Compute nonparametric estimates of the chosen measure of predictiveness.

est_predictiveness(
  fitted_values,
  y,
  a = NULL,
  full_y = NULL,
  type = "r_squared",
  C = rep(1, length(y)),
  Z = NULL,
  ipc_weights = rep(1, length(C)),
  ipc_fit_type = "external",
  ipc_eif_preds = rep(1, length(C)),
  ipc_est_type = "aipw",
  scale = "identity",
  na.rm = FALSE,
  nuisance_estimators = NULL,
  ...
)

Arguments

fitted_values

fitted values from a regression function using the observed data.

y

the observed outcome.

a

the observed treatment assignment (may be within a specified fold, for cross-fitted estimates).
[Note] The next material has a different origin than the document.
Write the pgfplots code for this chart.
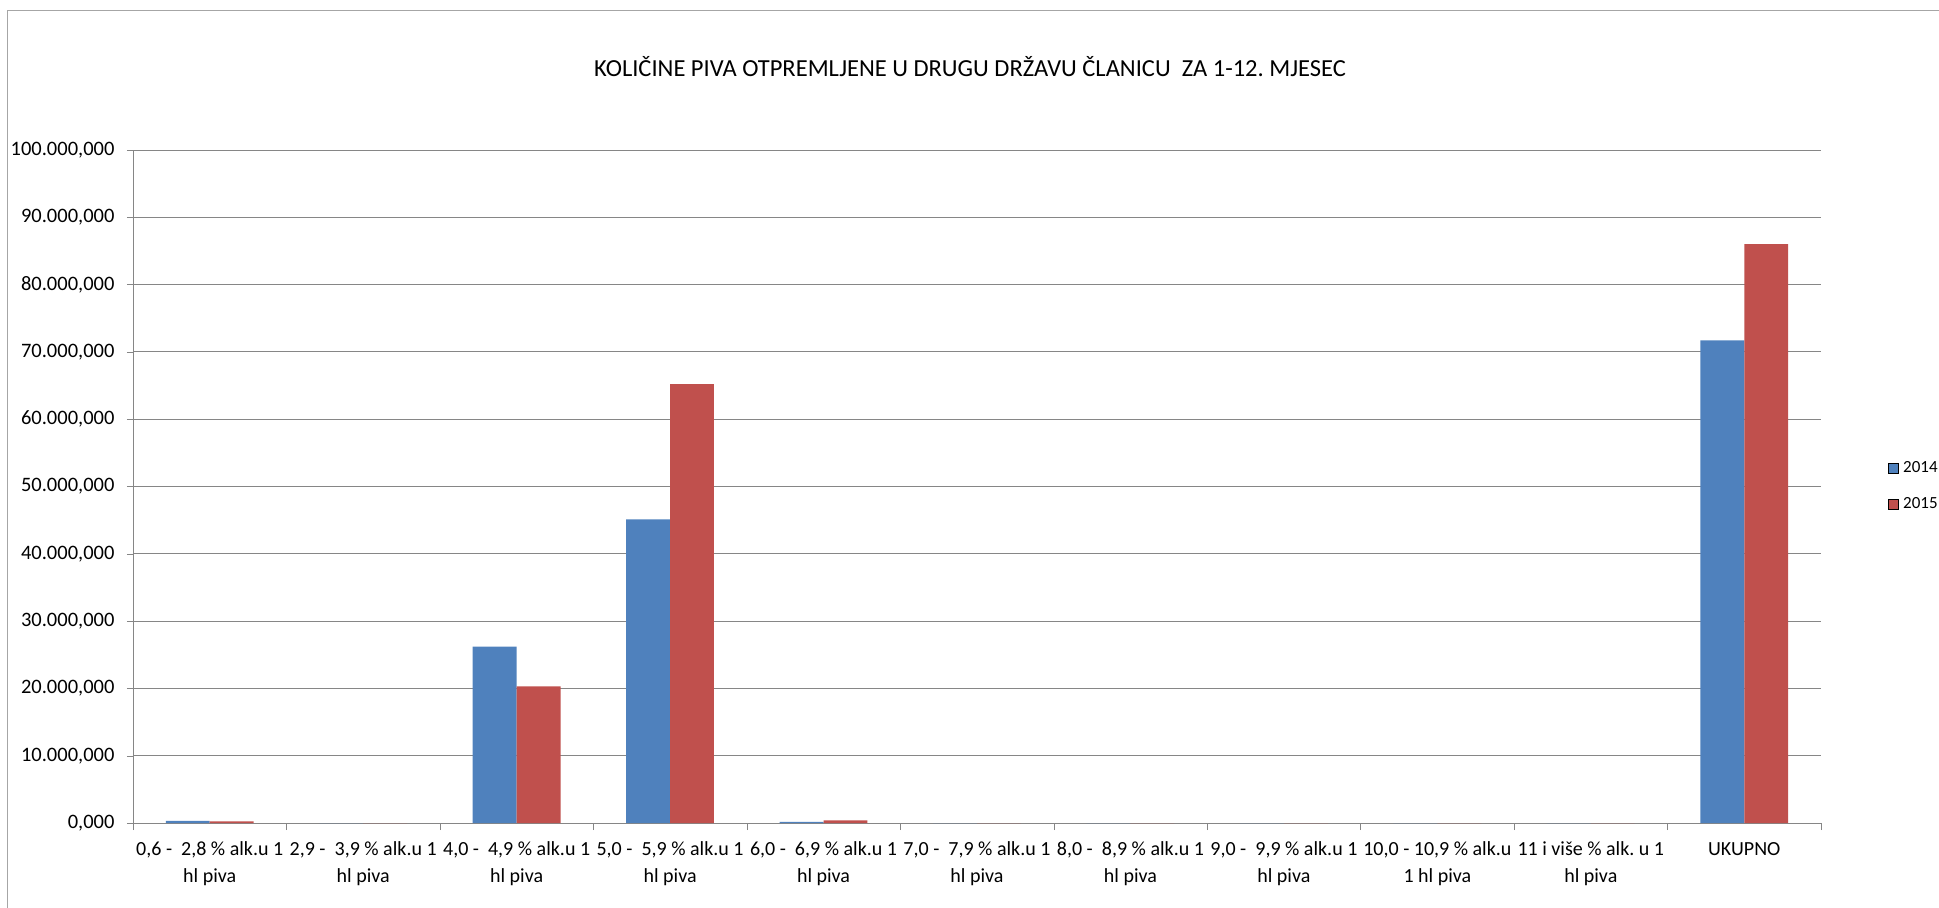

Only used if type = "average_value".

full_y

the observed outcome (from the entire dataset, for cross-fitted estimates).

type

which parameter are you estimating (defaults to r_squared, for R-squared-based variable importance)?

C

the indicator of coarsening (1 denotes observed, 0 denotes unobserved).

Z

either NULL (if no coarsening) or a matrix-like object containing the fully observed data.

ipc_weights

weights for inverse probability of coarsening (e.g., inverse weights from a two-phase sample) weighted estimation. Assumed to be already inverted (i.e., ipc_weights = 1 / [estimated probability weights]).

ipc_fit_type

if "external", then use ipc_eif_preds; if "SL", fit a SuperLearner to determine the correction to the efficient influence function.

ipc_eif_preds

if ipc_fit_type = "external", the fitted values from a regression of the full-data EIF on the fully observed covariates/outcome; otherwise, not used.

ipc_est_type

IPC correction, either "ipw" (for classical inverse probability weighting) or "aipw" (for augmented inverse probability weighting; the default).

scale

if doing an IPC correction, then the scale that the correction should be computed on (e.g., "identity"; or "logit" to logit-transform, apply the correction, and back-transform).

na.rm

logical; should NA's be removed in computation? (defaults to FALSE)

nuisance_estimators

(only used if type = "average_value") a list of nuisance function estimators on the observed data (may be within a specified fold, for cross-fitted estimates). Specifically: an estimator of the optimal treatment rule; an estimator of the propensity score under the estimated optimal treatment rule; and an estimator of the outcome regression when treatment is assigned according to the estimated optimal rule.

...

other arguments to SuperLearner, if ipc_fit_type = "SL".

Value

A list, with: the estimated predictiveness; the estimated efficient influence function; and the predictions of the EIF based on inverse probability of censoring.

Details

See the paper by Williamson, Gilbert, Simon, and Carone for more details on the mathematics behind this function and the definition of the parameter of interest.